### Exercise brief
Transcribe the material exactly. Images do not belong in the copy.

(Entries taken from a collection)
"""
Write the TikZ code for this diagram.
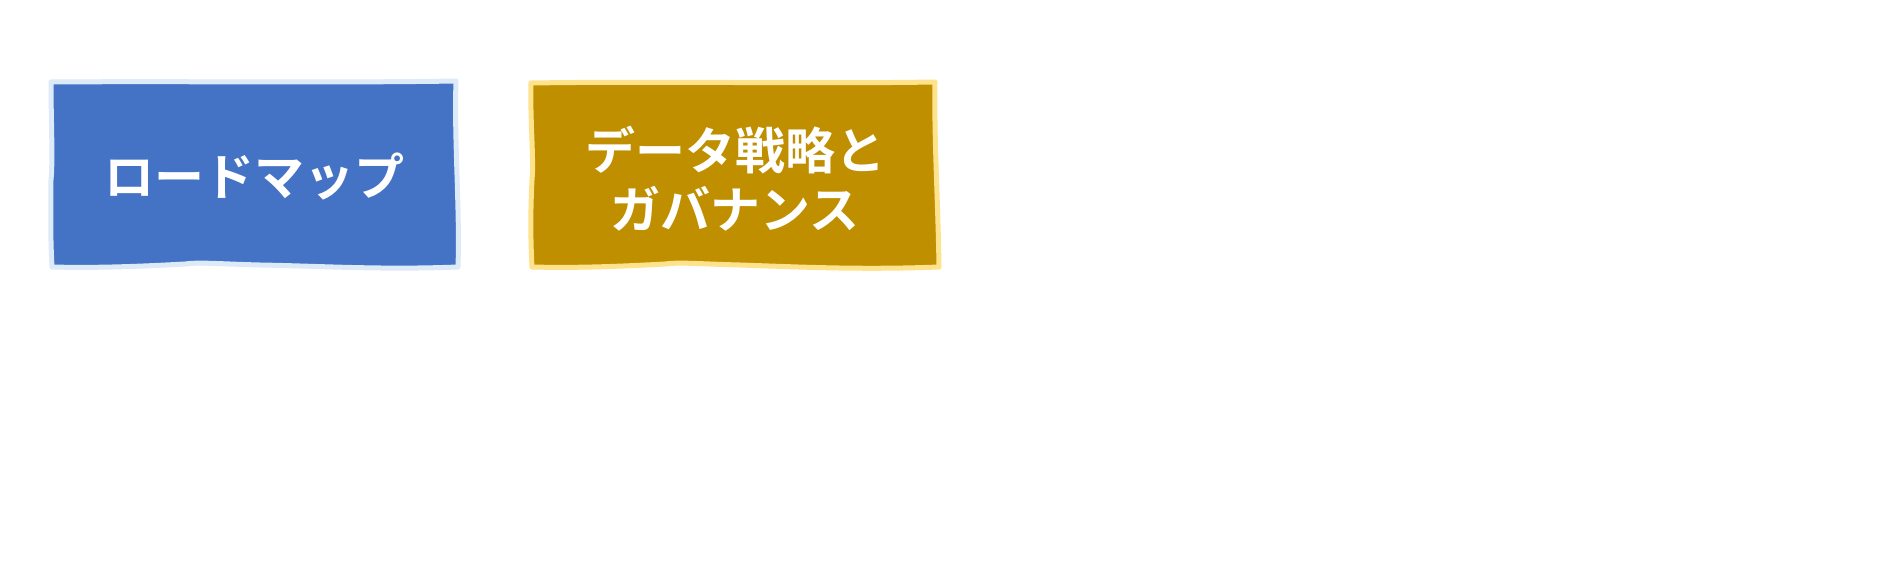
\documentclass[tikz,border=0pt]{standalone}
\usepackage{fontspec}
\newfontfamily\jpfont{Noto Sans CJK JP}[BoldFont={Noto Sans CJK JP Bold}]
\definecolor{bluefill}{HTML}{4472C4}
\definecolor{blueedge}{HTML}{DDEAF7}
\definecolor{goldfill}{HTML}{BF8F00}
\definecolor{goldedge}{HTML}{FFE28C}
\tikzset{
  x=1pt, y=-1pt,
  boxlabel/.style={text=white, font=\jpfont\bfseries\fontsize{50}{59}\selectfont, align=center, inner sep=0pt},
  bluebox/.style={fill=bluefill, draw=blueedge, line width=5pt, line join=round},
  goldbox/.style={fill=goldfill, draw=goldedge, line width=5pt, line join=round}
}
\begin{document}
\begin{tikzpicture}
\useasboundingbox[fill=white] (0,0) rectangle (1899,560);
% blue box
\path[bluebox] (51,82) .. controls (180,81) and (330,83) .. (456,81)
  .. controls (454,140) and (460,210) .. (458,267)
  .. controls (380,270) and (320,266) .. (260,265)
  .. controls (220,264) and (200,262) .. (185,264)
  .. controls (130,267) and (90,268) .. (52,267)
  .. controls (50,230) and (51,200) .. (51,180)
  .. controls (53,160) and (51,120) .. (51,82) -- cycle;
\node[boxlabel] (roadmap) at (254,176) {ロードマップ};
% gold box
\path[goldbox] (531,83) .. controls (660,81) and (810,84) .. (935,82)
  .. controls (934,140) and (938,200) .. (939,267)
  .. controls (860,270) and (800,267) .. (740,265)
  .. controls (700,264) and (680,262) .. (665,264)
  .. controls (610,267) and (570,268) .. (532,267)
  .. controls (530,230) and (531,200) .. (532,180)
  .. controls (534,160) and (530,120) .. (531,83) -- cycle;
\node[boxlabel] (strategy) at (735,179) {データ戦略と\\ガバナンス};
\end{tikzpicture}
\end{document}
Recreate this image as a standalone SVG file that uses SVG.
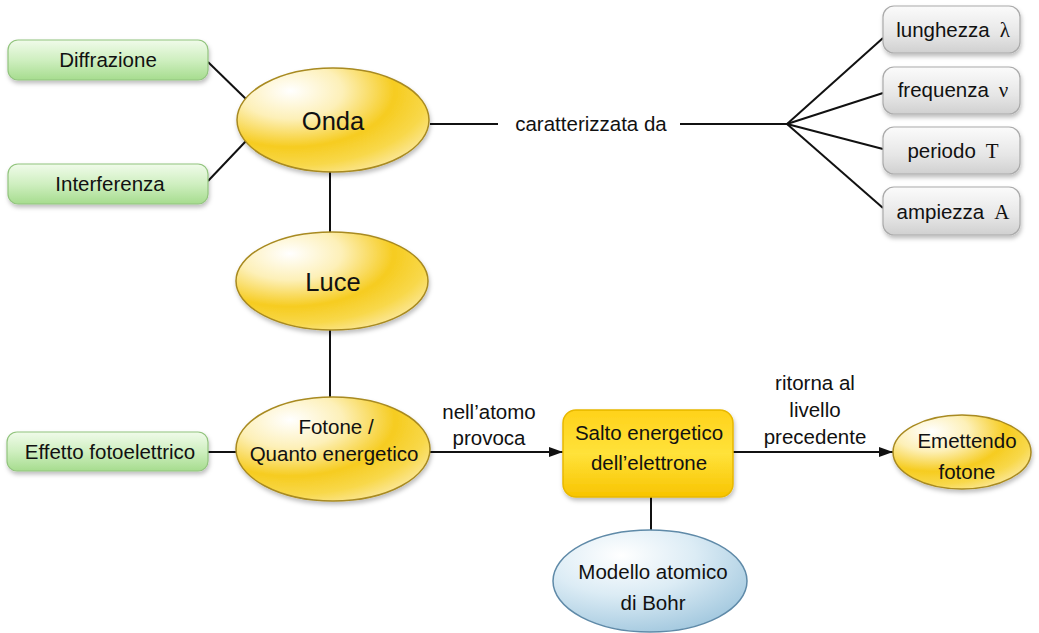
"""
### Solution to this exercise
Write the TikZ code for this diagram.
\documentclass[tikz,border=0pt]{standalone}
\usepackage{fontspec}
\newfontfamily\jpfont{Noto Sans CJK JP}[BoldFont={Noto Sans CJK JP Bold}]
\definecolor{bluefill}{HTML}{4472C4}
\definecolor{blueedge}{HTML}{DDEAF7}
\definecolor{goldfill}{HTML}{BF8F00}
\definecolor{goldedge}{HTML}{FFE28C}
\tikzset{
  x=1pt, y=-1pt,
  boxlabel/.style={text=white, font=\jpfont\bfseries\fontsize{50}{59}\selectfont, align=center, inner sep=0pt},
  bluebox/.style={fill=bluefill, draw=blueedge, line width=5pt, line join=round},
  goldbox/.style={fill=goldfill, draw=goldedge, line width=5pt, line join=round}
}
\begin{document}
\begin{tikzpicture}
\useasboundingbox[fill=white] (0,0) rectangle (1899,560);
% blue box
\path[bluebox] (51,82) .. controls (180,81) and (330,83) .. (456,81)
  .. controls (454,140) and (460,210) .. (458,267)
  .. controls (380,270) and (320,266) .. (260,265)
  .. controls (220,264) and (200,262) .. (185,264)
  .. controls (130,267) and (90,268) .. (52,267)
  .. controls (50,230) and (51,200) .. (51,180)
  .. controls (53,160) and (51,120) .. (51,82) -- cycle;
\node[boxlabel] (roadmap) at (254,176) {ロードマップ};
% gold box
\path[goldbox] (531,83) .. controls (660,81) and (810,84) .. (935,82)
  .. controls (934,140) and (938,200) .. (939,267)
  .. controls (860,270) and (800,267) .. (740,265)
  .. controls (700,264) and (680,262) .. (665,264)
  .. controls (610,267) and (570,268) .. (532,267)
  .. controls (530,230) and (531,200) .. (532,180)
  .. controls (534,160) and (530,120) .. (531,83) -- cycle;
\node[boxlabel] (strategy) at (735,179) {データ戦略と\\ガバナンス};
\end{tikzpicture}
\end{document}
Recreate this image as a standalone SVG file that uses SVG.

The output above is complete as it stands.